Last Thursday and Friday I was lucky enough to attend the Wisdom 2.0 Conference in NYC. The event was born in SF and brought to NY to “bring business leaders and entrepreneurs together to explore the next wave of business, and how to bring greater compassion and awareness to the work place.”
It kicked off Wednesday night with an intimate event with Deepak Chopra at ABC carpet among a “Mindful Art” exhibit by Nobel Prize nominee (nominated by MLK I might add) Thich Nhat Hanh. His “Calligraphic Meditations” created over 7 decades were all around us. Being a tea lover, I was particularly touched by this one.
Throughout the following days of the conference we heard from CEOs, Yogis, Authors, Buddhist Leaders, Investors and Doctors from companies like Etsy, Twitter, Friends of Highline and MBAs Across America. The room was filled with people changing the world and the intellect high.
I was inspired. I was intrigued. I had a seat at the table and earned it. Then how come I found myself questioning whether I truly belonged there? Whether I was smart/good/worthy enough?
I confess, I sometimes suffer from “Imposter Syndrome,” and from what I’ve read I’m in good company. Imposter Syndrome, a term apparently coined in the 80’s, is experienced by many (up to 70% of people according to researchers!). From managing partners at big firms to Oscar winning actors, no one is immune. In fact, it’s cited as being the domain of many high achievers.

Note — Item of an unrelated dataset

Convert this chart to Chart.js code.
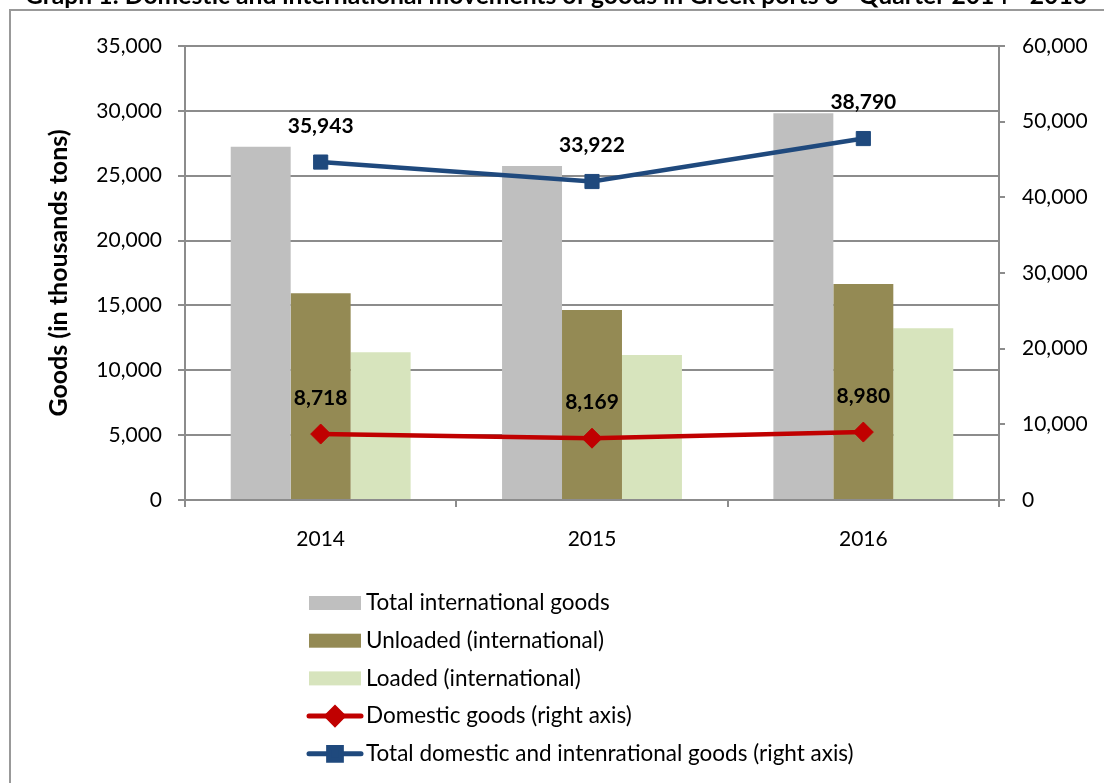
<!DOCTYPE html>
<html>
<head>
<meta charset="utf-8">
<script src="https://cdn.jsdelivr.net/npm/chart.js"></script>
<style>
    html, body { margin: 0; padding: 0; background: #fff; overflow: hidden; }
    canvas { display: block; }
</style>
</head>
<body>
<canvas id="chartjs_goodsChart" width="1104" height="783"></canvas>
<script>
var years = ["2014", "2015", "2016"];
var totalInternational = [27225, 25753, 29810];
var unloadedInternational = [15930, 14650, 16650];
var loadedInternational = [11390, 11180, 13240];
var domesticGoods = [8718, 8169, 8980];
var totalGoods = [44661, 42091, 47770];
var totalGoodsLabels = [35943, 33922, 38790];
var leftTicks = [0, 5000, 10000, 15000, 20000, 25000, 30000, 35000];
var rightTicks = [0, 10000, 20000, 30000, 40000, 50000, 60000];

var FONT = "Lato, 'Open Sans', sans-serif";
var GRID = "#8c8c8c";

function fmt(v) {
    return Number(v).toLocaleString("en-US");
}

// frame and the (cut off) title at the top
var framePlugin = {
    id: "frame",
    beforeDraw: function (chart) {
        var ctx = chart.ctx;
        ctx.save();
        ctx.fillStyle = "#fff";
        ctx.fillRect(0, 0, chart.width, chart.height);
        ctx.strokeStyle = "#999";
        ctx.lineWidth = 2;
        ctx.strokeRect(10, 10, chart.width + 50, chart.height + 50);

        var part1 = "Graph 1: Domestic and international movements of goods in Greek ports 3";
        var part2 = " Quarter 2014 - 2016";
        ctx.font = "bold 20px " + FONT;
        var w = ctx.measureText(part1 + "rd" + part2).width;
        var size = 20 * 1072 / w;
        ctx.fillStyle = "#000";
        ctx.textBaseline = "alphabetic";
        ctx.textAlign = "left";
        ctx.font = "bold " + size + "px " + FONT;
        var x = 25;
        ctx.fillText(part1, x, 4);
        x += ctx.measureText(part1).width;
        ctx.font = "bold " + (size * 0.6) + "px " + FONT;
        ctx.fillText("rd", x, -4);
        x += ctx.measureText("rd").width;
        ctx.font = "bold " + size + "px " + FONT;
        ctx.fillText(part2, x, 4);
        ctx.restore();
    }
};

// value labels above the line points
var labelPlugin = {
    id: "pointLabels",
    afterDatasetsDraw: function (chart) {
        var ctx = chart.ctx;
        ctx.save();
        ctx.font = "bold 21px " + FONT;
        ctx.fillStyle = "#000";
        ctx.textAlign = "center";
        ctx.textBaseline = "middle";
        chart.data.datasets.forEach(function (ds, i) {
            if (!ds.valueLabels) return;
            var meta = chart.getDatasetMeta(i);
            meta.data.forEach(function (pt, j) {
                ctx.fillText(fmt(ds.valueLabels[j]), pt.x, pt.y - 36);
            });
        });
        ctx.restore();
    }
};

// legend as one column under the plot
var legendPlugin = {
    id: "columnLegend",
    afterDraw: function (chart) {
        var ctx = chart.ctx;
        var y0 = chart.chartArea.bottom + 103;
        ctx.save();
        ctx.font = "22.5px " + FONT;
        ctx.textBaseline = "middle";
        ctx.textAlign = "left";
        chart.data.datasets.forEach(function (ds, i) {
            var cy = y0 + i * 37.7;
            if (ds.type === "line") {
                ctx.strokeStyle = ds.borderColor;
                ctx.lineWidth = 5;
                ctx.lineCap = "round";
                ctx.beginPath();
                ctx.moveTo(309, cy);
                ctx.lineTo(361, cy);
                ctx.stroke();
                ctx.fillStyle = ds.pointBackgroundColor;
                ctx.strokeStyle = ds.pointBorderColor;
                Chart.helpers.drawPoint(ctx, {
                    pointStyle: ds.pointStyle,
                    radius: ds.pointStyle === "rect" ? 9 : 8,
                    borderWidth: 1
                }, 335, cy);
            } else {
                ctx.fillStyle = ds.backgroundColor;
                ctx.fillRect(309, cy - 7, 52, 14);
            }
            ctx.fillStyle = "#000";
            ctx.fillText(ds.label, 366, cy);
        });
        ctx.restore();
    }
};

function loadChart() {
    var ctx = document.getElementById("chartjs_goodsChart").getContext("2d");
    var myChart = new Chart(ctx, {
        type: "bar",
        data: {
            labels: years,
            datasets: [{
                label: "Total international goods",
                data: totalInternational,
                backgroundColor: "#BFBFBF",
                yAxisID: "y",
                order: 1
            }, {
                label: "Unloaded (international)",
                data: unloadedInternational,
                backgroundColor: "#948A54",
                yAxisID: "y",
                order: 1
            }, {
                label: "Loaded (international)",
                data: loadedInternational,
                backgroundColor: "#D7E4BD",
                yAxisID: "y",
                order: 1
            }, {
                type: "line",
                label: "Domestic goods (right axis)",
                data: domesticGoods,
                valueLabels: domesticGoods,
                borderColor: "#C00000",
                backgroundColor: "#C00000",
                borderWidth: 4.5,
                pointStyle: "rectRot",
                pointRadius: 10,
                pointBackgroundColor: "#C00000",
                pointBorderColor: "#C00000",
                pointBorderWidth: 1,
                yAxisID: "y1",
                order: 0
            }, {
                type: "line",
                label: "Total domestic and intenrational goods (right axis)",
                data: totalGoods,
                valueLabels: totalGoodsLabels,
                borderColor: "#1F497D",
                backgroundColor: "#1F497D",
                borderWidth: 4.5,
                pointStyle: "rect",
                pointRadius: 10,
                pointBackgroundColor: "#1F497D",
                pointBorderColor: "#1F497D",
                pointBorderWidth: 1,
                yAxisID: "y1",
                order: 0
            }]
        },
        options: {
            responsive: false,
            animation: false,
            devicePixelRatio: 1,
            layout: { padding: { top: 46, left: 0, right: 0, bottom: 223 } },
            datasets: {
                bar: { categoryPercentage: 0.663, barPercentage: 1.0 }
            },
            plugins: {
                legend: { display: false },
                tooltip: { enabled: false }
            },
            scales: {
                x: {
                    offset: true,
                    grid: { offset: true, drawOnChartArea: false, drawTicks: true, tickLength: 7, color: GRID, lineWidth: 2 },
                    border: { color: GRID, width: 2 },
                    ticks: { color: "#000", font: { family: FONT, size: 21 }, padding: 20 },
                    afterFit: function (scale) { scale.height = 60; }
                },
                y: {
                    position: "left",
                    min: 0,
                    max: 35000,
                    afterBuildTicks: function (scale) {
                        scale.ticks = leftTicks.map(function (v) { return { value: v }; });
                    },
                    grid: { color: GRID, lineWidth: 2, tickLength: 7 },
                    border: { color: GRID, width: 2 },
                    ticks: {
                        color: "#000",
                        font: { family: FONT, size: 21 },
                        padding: 16,
                        callback: function (v) { return fmt(v); }
                    },
                    title: {
                        display: true,
                        text: "Goods (in thousands tons)",
                        color: "#000",
                        font: { family: FONT, size: 25, weight: "bold" },
                        padding: { top: 44, bottom: 0 }
                    },
                    afterFit: function (scale) { scale.width = 185; }
                },
                y1: {
                    position: "right",
                    min: 0,
                    max: 60000,
                    afterBuildTicks: function (scale) {
                        scale.ticks = rightTicks.map(function (v) { return { value: v }; });
                    },
                    grid: { drawOnChartArea: false, color: GRID, lineWidth: 2, tickLength: 6 },
                    border: { color: GRID, width: 2 },
                    ticks: {
                        color: "#000",
                        font: { family: FONT, size: 21 },
                        padding: 17,
                        callback: function (v) { return fmt(v); }
                    },
                    afterFit: function (scale) { scale.width = 105; }
                }
            }
        },
        plugins: [framePlugin, labelPlugin, legendPlugin]
    });
}

loadChart();
</script>
</body>
</html>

In an article by Forbes Magazine, Liz Bingha, Managing Partner at Ernst & Young is quoted as saying she once thought to herself“What are you doing here? What do you think you’re doing? You’re going to be found out.” Academy Award winning actress Kate Winslet confided: “I’d wake up in the morning before going off to a shoot, and think, I can’t do this; I’m a fraud.” And although common in women, men are afflicted too: Fellow actor Don Cheadle shared a similar sentiment: “All I can see is everything I’m doing wrong that is a sham and a fraud.” Even Nobel Laureate Maya Angelou once said: “I have written eleven books, but each time I think, ‘uh oh, they’re going to find out now. I’ve run a game on everybody, and they’re going to find me out.”
Wow, what is it in us to go so far as to call ourselves frauds and how do we reverse that? Instead of leading us down the self-sabotage path, how can we turn it into an empowerment tool?
I suggest that instead of fearing that you’re a fraud, own it and use its power for good! Focus on what you add, imperfections and all. Stop comparing yourself to those around you. Embrace challenges that stretch you, and go for it – it’s a great learning opportunity. At times you may need to give yourself a pep talk – I know I did at this conference.
We were on our own during the lunch break and people were breaking off into small groups and venturing out. I was tempted to go off and get my email done – that way no one would be the wiser that I didn’t belong there, right?
Instead, I took a breath and said to myself, “What the F is wrong with you – of course you belong here. You have emails, blog comments, letters and personal experiences citing where you have changed lives in imaginative, smart and thoughtful ways. Go have lunch with those interesting people!” Next thing I knew, I was having a very enjoyable and stimulating conversation with three people bringing a lot to the mindfulness party. I expect we’ll keep in touch and perhaps even do business together in the near future.
Once I told myself “I AM the real thing” and valued that in myself, others did too.
This is where some self acceptance and “how I kick butt” exercises come into play. If you too suffer from this affliction, take a moment and write a list of your 5-10 accomplishments over the last 5 years – I bet it will impress you. Then, take a step back and pretend someone else wrote it – note whether you are more impressed by someone else doing the same exact thing. Now pat yourself on the back and go tackle something hard.
The speaker I was most impressed with, Casey Gerald put it beautifully – “Don’t take comfort in helping someone like me (who has a Harvard MBA and is already successful). Go be uncomfortable.”
Discomfort leads to discovery, problem solving and yes, overcoming your Imposture Syndrome.
We may all feel like a bunch of frauds walking around, but we aren’t.